▶ [INPUT MATERIAL]:
──────────

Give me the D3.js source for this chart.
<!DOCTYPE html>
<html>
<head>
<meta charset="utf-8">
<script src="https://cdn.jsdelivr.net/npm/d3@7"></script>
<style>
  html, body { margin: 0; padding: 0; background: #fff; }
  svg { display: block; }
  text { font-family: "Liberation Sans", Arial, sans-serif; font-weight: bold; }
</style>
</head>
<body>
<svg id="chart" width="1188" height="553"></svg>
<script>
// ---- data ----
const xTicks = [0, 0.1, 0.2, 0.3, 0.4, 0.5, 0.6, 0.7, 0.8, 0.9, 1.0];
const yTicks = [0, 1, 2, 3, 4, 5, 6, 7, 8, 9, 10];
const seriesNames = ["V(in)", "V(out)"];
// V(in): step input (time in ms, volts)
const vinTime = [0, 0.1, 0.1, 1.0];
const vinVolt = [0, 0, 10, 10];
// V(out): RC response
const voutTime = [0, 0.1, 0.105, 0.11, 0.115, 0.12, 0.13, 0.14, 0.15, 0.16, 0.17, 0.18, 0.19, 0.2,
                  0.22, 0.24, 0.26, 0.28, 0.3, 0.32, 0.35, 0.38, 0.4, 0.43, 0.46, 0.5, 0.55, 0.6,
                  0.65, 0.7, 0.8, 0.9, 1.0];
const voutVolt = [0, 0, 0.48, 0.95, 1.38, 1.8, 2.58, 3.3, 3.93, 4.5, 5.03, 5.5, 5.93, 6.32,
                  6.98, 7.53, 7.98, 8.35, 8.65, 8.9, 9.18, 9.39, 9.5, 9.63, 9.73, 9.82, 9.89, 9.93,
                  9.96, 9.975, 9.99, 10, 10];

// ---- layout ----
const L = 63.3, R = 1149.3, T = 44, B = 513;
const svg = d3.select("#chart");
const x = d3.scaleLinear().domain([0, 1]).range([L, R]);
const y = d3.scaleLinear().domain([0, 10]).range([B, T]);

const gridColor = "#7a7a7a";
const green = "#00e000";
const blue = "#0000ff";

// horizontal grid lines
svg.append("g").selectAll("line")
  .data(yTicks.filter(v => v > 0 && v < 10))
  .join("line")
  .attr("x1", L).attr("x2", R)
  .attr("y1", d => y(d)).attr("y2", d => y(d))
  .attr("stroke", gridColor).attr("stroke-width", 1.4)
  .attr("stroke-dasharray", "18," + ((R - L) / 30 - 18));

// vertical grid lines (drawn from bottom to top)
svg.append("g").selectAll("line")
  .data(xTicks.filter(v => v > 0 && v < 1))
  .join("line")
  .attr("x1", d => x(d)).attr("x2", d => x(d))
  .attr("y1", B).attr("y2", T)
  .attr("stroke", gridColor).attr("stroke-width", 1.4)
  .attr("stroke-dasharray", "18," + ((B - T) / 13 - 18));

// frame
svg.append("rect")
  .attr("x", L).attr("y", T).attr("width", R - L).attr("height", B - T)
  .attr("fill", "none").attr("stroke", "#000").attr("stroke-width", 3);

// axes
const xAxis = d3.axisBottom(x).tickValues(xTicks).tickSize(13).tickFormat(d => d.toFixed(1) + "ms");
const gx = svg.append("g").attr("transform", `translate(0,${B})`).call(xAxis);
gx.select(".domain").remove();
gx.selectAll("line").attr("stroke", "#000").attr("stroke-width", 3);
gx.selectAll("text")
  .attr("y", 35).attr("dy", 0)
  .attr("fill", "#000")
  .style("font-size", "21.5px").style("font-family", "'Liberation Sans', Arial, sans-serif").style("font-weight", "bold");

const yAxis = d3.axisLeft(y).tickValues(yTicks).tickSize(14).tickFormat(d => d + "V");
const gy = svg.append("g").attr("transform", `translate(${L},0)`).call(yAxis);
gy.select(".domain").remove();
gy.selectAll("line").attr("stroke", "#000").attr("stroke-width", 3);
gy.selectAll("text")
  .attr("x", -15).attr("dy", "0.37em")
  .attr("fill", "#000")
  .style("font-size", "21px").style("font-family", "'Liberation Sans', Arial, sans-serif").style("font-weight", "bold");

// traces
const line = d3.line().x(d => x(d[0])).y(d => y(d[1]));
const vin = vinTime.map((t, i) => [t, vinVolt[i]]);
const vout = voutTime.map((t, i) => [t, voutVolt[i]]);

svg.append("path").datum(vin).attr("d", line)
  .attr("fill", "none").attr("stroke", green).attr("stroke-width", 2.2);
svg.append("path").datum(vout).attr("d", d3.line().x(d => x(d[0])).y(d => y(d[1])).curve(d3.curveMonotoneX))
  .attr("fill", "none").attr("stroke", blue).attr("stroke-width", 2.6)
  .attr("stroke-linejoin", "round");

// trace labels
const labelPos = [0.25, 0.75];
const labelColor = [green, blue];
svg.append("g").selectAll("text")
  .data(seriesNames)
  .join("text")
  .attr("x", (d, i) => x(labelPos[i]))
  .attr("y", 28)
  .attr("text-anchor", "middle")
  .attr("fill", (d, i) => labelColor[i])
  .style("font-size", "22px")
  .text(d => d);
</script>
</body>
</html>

──────────

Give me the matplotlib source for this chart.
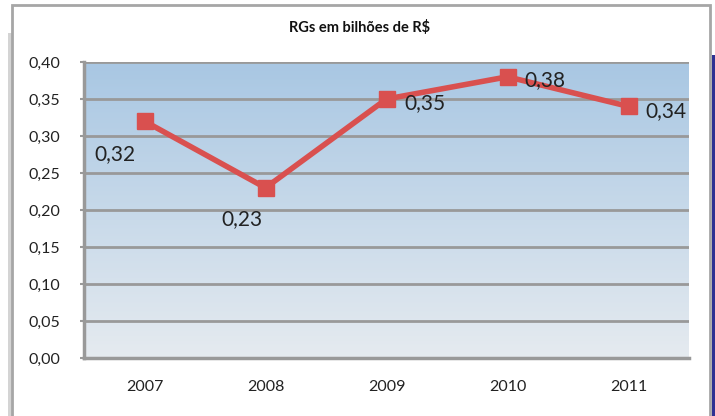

──────────

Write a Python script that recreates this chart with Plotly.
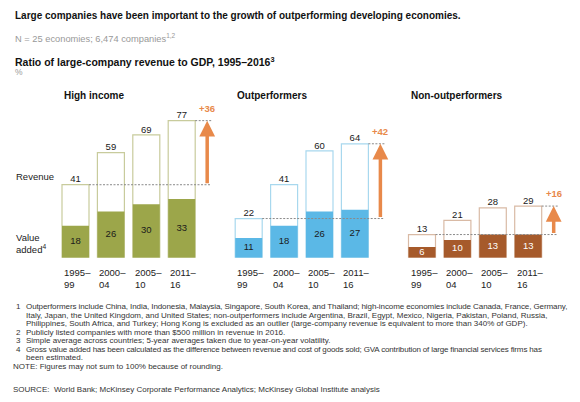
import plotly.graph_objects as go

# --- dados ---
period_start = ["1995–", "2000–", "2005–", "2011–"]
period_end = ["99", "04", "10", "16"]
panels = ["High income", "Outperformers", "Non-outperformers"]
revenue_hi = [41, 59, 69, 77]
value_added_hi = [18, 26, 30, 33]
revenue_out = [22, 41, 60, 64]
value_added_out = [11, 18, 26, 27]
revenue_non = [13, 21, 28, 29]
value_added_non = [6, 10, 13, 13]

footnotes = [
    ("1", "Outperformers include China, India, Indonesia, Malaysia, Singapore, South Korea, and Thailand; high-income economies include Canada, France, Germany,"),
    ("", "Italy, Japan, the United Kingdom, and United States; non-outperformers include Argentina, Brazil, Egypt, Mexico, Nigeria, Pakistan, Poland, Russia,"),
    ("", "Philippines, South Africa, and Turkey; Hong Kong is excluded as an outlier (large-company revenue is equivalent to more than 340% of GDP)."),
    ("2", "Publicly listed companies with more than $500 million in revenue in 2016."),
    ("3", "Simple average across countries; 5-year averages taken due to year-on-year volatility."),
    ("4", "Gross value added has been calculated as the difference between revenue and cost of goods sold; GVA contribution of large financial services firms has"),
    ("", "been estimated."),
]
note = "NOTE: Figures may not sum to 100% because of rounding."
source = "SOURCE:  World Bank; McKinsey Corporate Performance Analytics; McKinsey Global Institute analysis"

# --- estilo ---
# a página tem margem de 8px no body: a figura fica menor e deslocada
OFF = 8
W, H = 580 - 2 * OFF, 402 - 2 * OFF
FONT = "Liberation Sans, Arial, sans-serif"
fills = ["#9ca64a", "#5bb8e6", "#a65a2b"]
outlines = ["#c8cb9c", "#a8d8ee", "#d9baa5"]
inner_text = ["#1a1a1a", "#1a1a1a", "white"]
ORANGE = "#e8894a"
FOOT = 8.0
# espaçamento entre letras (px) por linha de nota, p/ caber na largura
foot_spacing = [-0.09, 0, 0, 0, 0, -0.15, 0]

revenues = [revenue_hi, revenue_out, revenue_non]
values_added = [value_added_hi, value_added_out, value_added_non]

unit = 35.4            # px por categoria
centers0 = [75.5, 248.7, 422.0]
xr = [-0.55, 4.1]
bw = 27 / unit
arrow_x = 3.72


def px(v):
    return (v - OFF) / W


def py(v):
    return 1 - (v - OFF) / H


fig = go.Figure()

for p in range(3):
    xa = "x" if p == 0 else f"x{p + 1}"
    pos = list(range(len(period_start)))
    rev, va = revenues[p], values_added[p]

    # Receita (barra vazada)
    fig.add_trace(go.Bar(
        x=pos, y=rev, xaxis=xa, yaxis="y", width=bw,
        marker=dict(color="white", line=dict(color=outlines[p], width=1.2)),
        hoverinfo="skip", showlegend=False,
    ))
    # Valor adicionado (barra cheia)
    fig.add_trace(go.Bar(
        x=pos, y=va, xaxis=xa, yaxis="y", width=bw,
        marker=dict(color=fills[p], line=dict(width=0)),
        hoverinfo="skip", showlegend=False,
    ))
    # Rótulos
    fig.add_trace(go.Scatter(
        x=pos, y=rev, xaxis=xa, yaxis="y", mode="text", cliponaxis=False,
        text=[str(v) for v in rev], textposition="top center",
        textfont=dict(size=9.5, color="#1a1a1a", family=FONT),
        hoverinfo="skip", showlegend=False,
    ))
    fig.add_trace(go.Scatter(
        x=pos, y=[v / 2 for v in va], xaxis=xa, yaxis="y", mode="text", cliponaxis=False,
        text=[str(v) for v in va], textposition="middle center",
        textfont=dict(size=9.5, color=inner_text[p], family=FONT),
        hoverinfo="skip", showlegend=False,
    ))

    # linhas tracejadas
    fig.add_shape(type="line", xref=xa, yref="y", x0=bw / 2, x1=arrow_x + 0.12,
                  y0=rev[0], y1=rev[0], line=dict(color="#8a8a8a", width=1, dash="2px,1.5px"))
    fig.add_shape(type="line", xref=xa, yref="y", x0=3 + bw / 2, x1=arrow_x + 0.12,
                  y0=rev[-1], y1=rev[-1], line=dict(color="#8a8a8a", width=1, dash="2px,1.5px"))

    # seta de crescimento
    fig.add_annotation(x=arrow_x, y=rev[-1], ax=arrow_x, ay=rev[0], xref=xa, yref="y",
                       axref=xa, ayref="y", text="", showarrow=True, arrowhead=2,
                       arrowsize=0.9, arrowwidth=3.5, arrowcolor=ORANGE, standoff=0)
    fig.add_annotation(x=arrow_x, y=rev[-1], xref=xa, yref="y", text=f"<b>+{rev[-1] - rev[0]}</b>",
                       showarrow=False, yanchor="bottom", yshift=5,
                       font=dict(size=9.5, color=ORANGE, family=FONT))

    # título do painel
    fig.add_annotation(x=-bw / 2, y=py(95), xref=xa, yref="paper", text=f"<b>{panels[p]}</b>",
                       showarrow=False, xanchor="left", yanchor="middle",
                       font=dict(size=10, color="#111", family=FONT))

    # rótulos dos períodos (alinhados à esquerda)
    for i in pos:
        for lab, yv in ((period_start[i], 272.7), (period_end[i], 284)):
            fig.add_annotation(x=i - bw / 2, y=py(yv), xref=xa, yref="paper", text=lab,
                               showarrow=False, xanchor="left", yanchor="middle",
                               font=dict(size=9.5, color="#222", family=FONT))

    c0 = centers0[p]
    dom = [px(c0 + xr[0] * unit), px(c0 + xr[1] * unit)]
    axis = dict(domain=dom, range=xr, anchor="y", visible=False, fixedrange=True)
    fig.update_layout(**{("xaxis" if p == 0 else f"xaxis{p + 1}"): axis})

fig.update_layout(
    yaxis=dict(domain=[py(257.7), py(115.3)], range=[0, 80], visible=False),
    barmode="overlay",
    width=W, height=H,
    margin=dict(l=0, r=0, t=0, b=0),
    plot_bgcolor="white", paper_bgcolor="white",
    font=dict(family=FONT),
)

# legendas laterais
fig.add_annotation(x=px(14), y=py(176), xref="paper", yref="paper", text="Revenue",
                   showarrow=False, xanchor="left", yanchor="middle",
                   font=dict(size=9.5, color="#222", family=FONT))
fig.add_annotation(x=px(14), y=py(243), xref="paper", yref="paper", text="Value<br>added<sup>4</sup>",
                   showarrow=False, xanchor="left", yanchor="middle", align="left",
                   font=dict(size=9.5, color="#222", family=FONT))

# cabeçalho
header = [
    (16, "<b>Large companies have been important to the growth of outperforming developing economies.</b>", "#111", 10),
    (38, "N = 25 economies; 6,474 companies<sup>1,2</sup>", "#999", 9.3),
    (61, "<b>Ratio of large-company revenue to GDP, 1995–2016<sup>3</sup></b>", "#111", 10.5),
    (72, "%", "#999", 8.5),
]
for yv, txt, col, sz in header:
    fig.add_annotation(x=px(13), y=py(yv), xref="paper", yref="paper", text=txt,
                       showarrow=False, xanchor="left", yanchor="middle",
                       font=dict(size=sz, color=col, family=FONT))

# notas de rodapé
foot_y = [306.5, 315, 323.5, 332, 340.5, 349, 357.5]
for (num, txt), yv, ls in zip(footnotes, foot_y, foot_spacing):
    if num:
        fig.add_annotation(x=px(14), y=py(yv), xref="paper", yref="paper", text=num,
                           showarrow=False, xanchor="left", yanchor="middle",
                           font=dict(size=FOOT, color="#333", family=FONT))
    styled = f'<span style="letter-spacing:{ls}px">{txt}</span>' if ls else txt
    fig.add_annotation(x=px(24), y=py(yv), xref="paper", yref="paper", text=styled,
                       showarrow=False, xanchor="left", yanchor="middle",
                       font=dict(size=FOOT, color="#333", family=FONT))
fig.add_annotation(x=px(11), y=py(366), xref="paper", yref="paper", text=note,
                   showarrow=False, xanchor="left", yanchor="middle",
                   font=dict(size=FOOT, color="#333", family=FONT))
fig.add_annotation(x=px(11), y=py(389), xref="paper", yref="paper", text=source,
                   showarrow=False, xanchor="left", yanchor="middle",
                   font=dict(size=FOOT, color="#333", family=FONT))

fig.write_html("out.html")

──────────

▶ [DIRECTION]:
Go through the preceding material and copy each line that has the word "script".

▶ [WRITTEN SOLUTION]:
<script src="https://cdn.jsdelivr.net/npm/d3@7"></script>
<script>
</script>
Write a Python script that recreates this chart with Plotly.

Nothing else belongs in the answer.